The UC Berkeley Center for Long-Term Cybersecurity (CLTC) is pleased to announce the hiring of its first executive director, Dr. Betsy Cooper, and senior fellow, Jonathan Reiber. “We are excited that these two outstanding people have joined us,” said Steve Weber, faculty director of CLTC and professor at the UC Berkeley School of Information. “Betsy Cooper brings an outstanding record of leadership and engagement around security issues, as does Jonathan Reiber, who led the development of cyber-strategy for the Department of Defense. They will add enormously to Berkeley’s intellectual capital.”
Dr. Betsy Cooper comes to UC Berkeley from the Department of Homeland Security (DHS), where she served as an attorney advisor to the deputy general counsel and as a policy counselor in the Office of Policy. A graduate of Yale Law School, she clerked for UC Berkeley law professor and judge William Fletcher on the Ninth Circuit Court of Appeals. She holds a D.Phil. in politics from Oxford University and worked for more than a decade in homeland security consulting, managing projects for the prime minister’s strategy unit in London, the World Bank, and other organizations. She is the author of more than twenty manuscripts and articles on U.S. and European homeland security and immigration policy.
“Betsy will be a tremendous addition to the Center for Long-Term Cybersecurity, and she will help the Center fulfill its important mission of bringing a comprehensive, multi-disciplinary approach to the long-term challenges of cybersecurity,” said Alan Cohn, former assistant secretary for strategy, planning, analysis & risk of the DHS Office of Policy, who worked with Dr. Cooper in her prior role.
“I am thrilled to be joining an organization specifically dedicated to long-term cybersecurity challenges and opportunities,” Cooper said. “Having spent much of my career seeking to understand and resolve homeland security vulnerabilities, it is clear that the best way to tackle weaknesses in security systems is through extreme preparedness. The CLTC is uniquely positioned not only to help us better understand existing cybersecurity challenges, but to help us prepare for a future of cybersecurity we have yet to even imagine.”

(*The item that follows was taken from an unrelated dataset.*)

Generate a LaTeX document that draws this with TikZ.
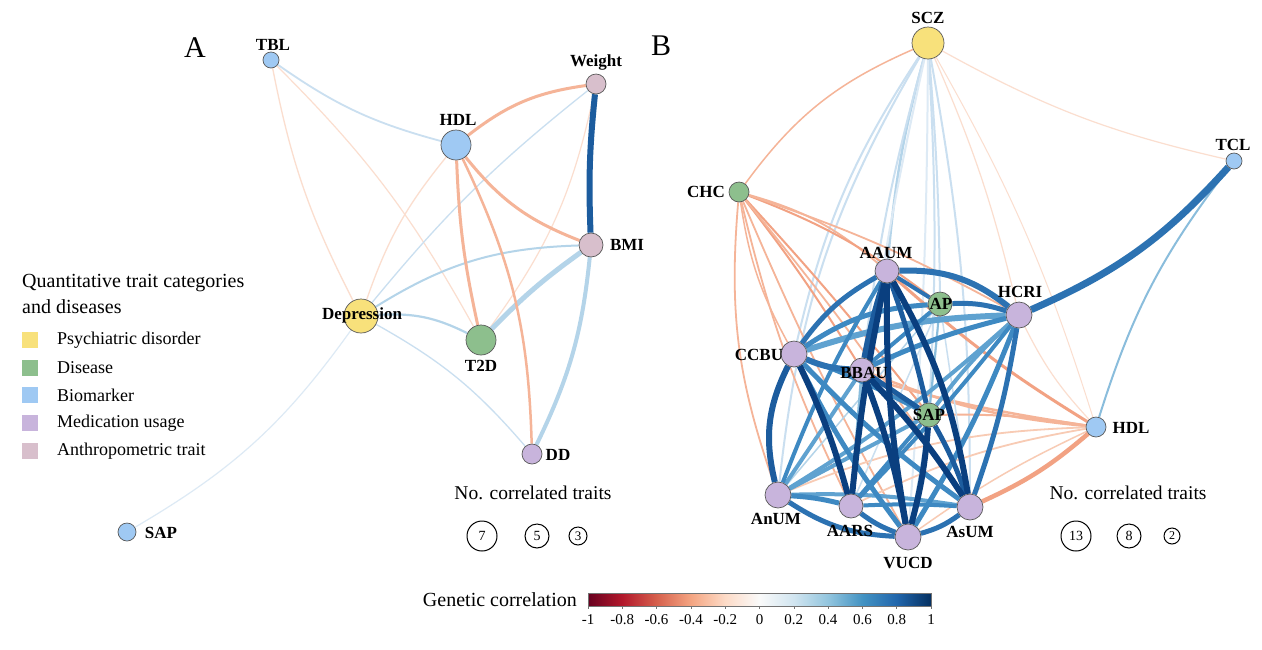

CLTC’s first senior fellow, Jonathan Reiber, previously served as chief strategy officer in the Office of Cyber Policy in the office of the U.S. secretary of defense; he advised senior leaders and led initiatives across the cyber policy portfolio, including serving as lead author of the department’s cyber strategy. Earlier in the Obama administration, Reiber was special assistant and speechwriter to the deputy secretary of defense, Ashton Carter, as well as special assistant to the undersecretary of defense for policy, James Miller. Prior to government, Reiber was a research manager at Ergo and served with the UN peacekeeping mission in Sudan. He is a graduate of Middlebury College and the Fletcher School.
“Jonathan was at the center of Pentagon work on cyber-defense and the development of international cyber-cooperation,” said Richard Danzig, a former secretary of the navy who worked with Reiber throughout his time in government. “His unusual combination of breadth, depth, and a sense of moral imperatives made him an especially admired contributor, and will serve him and UC Berkeley well in this new role.” A former Thomas J. Watson Fellow, Reiber was drawn to Berkeley for the opportunity to think broadly about the near- and long-term future of technology and security. “Countries around the world need to think seriously about how to prepare to counter and withstand a cyberattack on our critical infrastructure,” Reiber said. “The Center for Long-Term Cybersecurity is uniquely positioned to further the discussion, and I’m thrilled to join the team.”
Founded in 2015 at the UC Berkeley School of Information, the Center for Long-Term Cybersecurity is a multidisciplinary, campus-wide initiative supporting research, curriculum development, seminars, conferences, and outreach on the future of cybersecurity. CLTC’s work is founded on a future-oriented conceptualization of cybersecurity; it is made possible by the generous support of The William and Flora Hewlett Foundation.